Task -
Keep pictures out. Copy exactly the lines from the one containing "Emit a LaTeX" to the one containing "(9,9) -- (995,9);", endpoints included.

[begin Task material]

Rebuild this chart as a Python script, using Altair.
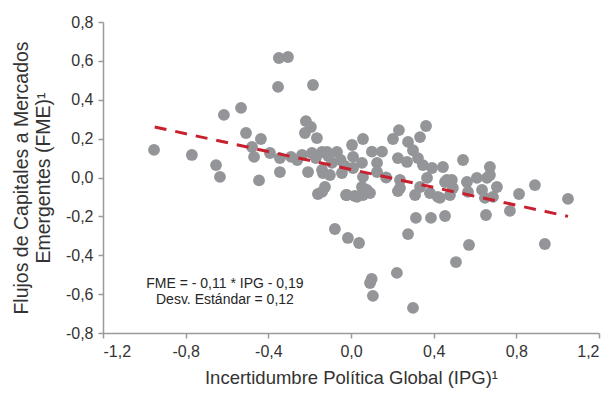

[end Task material]
[begin Task material]

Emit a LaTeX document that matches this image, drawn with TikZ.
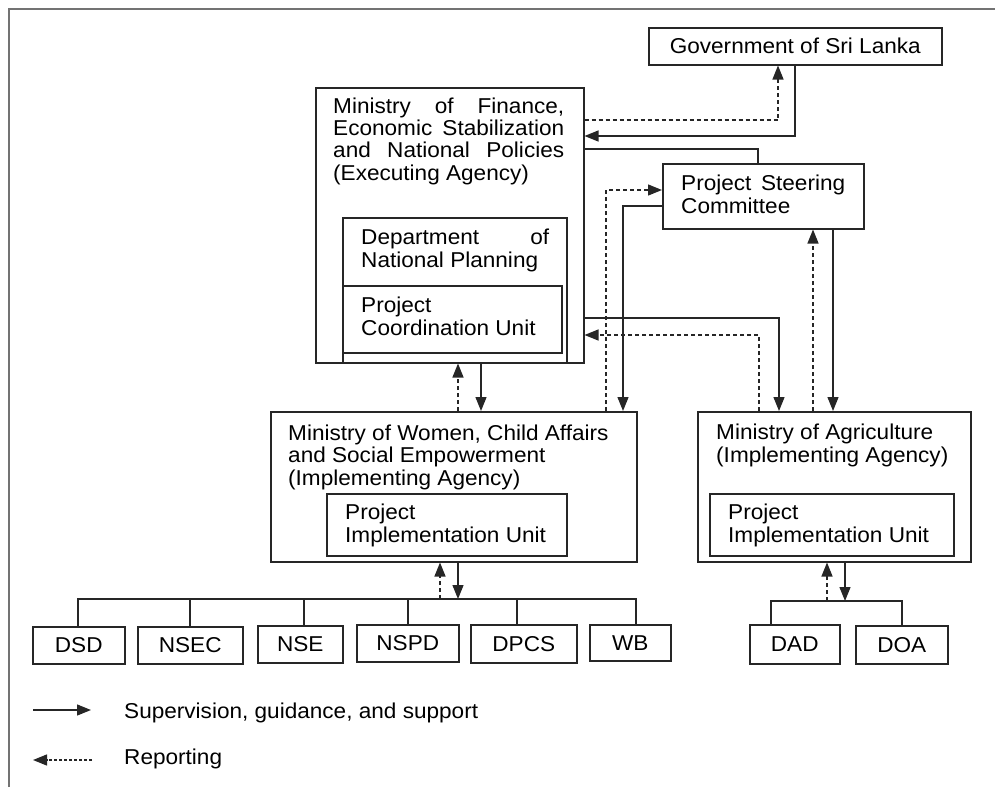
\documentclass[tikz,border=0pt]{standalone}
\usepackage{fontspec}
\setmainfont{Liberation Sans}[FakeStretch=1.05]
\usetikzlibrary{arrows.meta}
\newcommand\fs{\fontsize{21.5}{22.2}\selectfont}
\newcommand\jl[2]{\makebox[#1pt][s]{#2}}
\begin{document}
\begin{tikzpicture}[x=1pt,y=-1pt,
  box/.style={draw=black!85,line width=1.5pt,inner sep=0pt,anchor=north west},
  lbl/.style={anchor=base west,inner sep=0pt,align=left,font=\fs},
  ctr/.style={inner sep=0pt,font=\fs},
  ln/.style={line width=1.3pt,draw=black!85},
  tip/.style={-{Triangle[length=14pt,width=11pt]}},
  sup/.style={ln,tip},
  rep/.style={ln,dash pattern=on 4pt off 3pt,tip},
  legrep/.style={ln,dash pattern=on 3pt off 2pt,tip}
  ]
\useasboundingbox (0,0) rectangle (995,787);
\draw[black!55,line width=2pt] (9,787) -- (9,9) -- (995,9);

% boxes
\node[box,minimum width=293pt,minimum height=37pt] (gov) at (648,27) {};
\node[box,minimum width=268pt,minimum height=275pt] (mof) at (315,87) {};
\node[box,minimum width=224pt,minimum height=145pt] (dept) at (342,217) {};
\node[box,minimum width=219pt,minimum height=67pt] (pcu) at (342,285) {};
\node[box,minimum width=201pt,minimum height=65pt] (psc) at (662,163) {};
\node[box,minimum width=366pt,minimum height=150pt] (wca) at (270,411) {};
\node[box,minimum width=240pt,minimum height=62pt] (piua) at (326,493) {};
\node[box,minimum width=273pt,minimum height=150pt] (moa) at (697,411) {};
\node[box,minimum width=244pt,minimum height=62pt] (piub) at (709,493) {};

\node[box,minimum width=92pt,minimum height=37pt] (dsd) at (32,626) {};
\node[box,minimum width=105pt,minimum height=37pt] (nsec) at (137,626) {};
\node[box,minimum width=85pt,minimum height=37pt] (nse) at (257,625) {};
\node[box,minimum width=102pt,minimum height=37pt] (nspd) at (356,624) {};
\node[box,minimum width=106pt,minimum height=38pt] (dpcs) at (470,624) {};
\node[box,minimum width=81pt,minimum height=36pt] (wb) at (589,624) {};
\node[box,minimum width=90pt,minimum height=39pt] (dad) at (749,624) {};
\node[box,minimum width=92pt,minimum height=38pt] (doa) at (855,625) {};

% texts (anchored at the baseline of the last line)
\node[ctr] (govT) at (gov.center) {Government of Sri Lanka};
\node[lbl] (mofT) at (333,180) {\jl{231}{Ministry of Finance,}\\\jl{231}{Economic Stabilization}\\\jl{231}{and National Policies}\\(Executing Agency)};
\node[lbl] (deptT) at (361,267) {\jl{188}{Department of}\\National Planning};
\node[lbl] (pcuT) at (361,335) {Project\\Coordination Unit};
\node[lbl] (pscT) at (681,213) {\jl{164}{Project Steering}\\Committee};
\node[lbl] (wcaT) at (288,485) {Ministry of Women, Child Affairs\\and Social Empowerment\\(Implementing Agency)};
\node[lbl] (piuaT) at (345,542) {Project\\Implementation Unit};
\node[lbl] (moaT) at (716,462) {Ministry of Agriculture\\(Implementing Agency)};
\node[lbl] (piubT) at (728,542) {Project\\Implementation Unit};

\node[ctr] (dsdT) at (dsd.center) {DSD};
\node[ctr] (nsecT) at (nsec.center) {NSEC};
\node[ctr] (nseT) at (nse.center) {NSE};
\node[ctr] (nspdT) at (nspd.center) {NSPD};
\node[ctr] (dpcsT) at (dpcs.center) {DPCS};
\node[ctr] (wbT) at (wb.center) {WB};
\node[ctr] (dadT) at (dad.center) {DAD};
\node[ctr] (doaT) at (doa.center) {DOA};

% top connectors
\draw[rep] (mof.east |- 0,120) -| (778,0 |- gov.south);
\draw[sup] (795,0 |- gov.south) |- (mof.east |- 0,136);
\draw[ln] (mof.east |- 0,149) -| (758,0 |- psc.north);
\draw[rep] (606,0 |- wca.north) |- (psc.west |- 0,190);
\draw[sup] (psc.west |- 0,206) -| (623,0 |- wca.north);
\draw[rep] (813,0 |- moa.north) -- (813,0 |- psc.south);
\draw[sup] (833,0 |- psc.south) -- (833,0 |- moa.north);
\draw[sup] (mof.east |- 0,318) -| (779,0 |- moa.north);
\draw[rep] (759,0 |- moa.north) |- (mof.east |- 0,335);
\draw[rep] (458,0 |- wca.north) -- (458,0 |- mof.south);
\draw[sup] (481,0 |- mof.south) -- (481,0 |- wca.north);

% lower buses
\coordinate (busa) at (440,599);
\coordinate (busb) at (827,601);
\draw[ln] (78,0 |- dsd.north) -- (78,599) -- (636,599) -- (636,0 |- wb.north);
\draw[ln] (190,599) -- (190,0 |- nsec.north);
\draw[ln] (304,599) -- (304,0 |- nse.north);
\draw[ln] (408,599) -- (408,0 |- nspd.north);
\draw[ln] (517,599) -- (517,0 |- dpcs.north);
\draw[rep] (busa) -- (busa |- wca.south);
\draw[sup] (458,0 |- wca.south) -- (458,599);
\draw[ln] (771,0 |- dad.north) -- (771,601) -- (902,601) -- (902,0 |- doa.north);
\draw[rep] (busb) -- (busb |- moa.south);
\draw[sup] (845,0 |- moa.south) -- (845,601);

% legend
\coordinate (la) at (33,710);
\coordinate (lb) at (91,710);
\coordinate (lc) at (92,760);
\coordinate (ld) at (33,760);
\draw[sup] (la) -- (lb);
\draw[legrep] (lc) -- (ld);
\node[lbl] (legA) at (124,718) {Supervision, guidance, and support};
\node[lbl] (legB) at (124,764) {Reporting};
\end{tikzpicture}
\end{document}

[end Task material]
[begin Task material]

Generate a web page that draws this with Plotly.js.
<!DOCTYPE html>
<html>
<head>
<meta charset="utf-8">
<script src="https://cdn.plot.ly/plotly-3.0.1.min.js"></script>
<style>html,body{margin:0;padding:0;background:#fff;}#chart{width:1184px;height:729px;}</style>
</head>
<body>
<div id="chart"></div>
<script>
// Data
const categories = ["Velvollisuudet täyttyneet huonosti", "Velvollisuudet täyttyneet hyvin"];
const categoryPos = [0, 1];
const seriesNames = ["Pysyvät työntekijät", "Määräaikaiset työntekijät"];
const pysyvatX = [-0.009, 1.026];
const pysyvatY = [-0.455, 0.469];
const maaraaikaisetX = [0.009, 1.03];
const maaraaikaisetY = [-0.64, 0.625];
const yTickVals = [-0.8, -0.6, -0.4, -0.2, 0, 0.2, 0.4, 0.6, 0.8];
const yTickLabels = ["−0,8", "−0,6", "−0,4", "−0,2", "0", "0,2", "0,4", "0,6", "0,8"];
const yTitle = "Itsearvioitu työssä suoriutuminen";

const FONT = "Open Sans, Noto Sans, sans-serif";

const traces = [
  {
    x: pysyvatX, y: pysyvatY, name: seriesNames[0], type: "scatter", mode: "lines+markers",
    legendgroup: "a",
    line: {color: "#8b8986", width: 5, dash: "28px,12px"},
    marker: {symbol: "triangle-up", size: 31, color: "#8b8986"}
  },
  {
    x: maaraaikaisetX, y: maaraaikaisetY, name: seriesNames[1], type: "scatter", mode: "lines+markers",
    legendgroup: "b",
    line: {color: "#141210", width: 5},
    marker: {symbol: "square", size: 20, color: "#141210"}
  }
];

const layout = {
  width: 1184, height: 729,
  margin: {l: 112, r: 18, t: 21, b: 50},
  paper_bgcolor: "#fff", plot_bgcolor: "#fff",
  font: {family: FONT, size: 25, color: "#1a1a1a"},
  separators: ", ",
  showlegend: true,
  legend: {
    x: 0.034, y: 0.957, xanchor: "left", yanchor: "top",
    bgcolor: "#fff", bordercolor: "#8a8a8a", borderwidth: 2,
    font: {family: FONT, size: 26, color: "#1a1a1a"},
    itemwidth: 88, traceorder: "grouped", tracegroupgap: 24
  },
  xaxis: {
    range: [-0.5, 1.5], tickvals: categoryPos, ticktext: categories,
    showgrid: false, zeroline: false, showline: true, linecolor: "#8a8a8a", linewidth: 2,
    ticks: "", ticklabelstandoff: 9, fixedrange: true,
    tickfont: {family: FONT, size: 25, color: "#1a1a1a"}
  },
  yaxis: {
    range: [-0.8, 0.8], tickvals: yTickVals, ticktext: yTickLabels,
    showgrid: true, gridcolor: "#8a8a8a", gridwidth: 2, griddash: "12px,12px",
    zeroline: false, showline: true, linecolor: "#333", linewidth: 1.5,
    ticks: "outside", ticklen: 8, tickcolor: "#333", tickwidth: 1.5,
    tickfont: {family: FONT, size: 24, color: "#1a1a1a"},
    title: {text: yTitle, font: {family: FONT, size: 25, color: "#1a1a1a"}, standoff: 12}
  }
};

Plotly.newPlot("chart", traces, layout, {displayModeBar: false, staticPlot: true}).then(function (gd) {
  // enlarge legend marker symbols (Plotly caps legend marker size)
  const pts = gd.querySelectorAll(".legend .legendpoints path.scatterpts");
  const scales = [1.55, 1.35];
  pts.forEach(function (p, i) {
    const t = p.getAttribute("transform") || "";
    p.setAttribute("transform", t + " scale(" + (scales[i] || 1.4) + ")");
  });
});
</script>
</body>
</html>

[end Task material]

The output -
Emit a LaTeX document that matches this image, drawn with TikZ.
\documentclass[tikz,border=0pt]{standalone}
\usepackage{fontspec}
\setmainfont{Liberation Sans}[FakeStretch=1.05]
\usetikzlibrary{arrows.meta}
\newcommand\fs{\fontsize{21.5}{22.2}\selectfont}
\newcommand\jl[2]{\makebox[#1pt][s]{#2}}
\begin{document}
\begin{tikzpicture}[x=1pt,y=-1pt,
  box/.style={draw=black!85,line width=1.5pt,inner sep=0pt,anchor=north west},
  lbl/.style={anchor=base west,inner sep=0pt,align=left,font=\fs},
  ctr/.style={inner sep=0pt,font=\fs},
  ln/.style={line width=1.3pt,draw=black!85},
  tip/.style={-{Triangle[length=14pt,width=11pt]}},
  sup/.style={ln,tip},
  rep/.style={ln,dash pattern=on 4pt off 3pt,tip},
  legrep/.style={ln,dash pattern=on 3pt off 2pt,tip}
  ]
\useasboundingbox (0,0) rectangle (995,787);
\draw[black!55,line width=2pt] (9,787) -- (9,9) -- (995,9);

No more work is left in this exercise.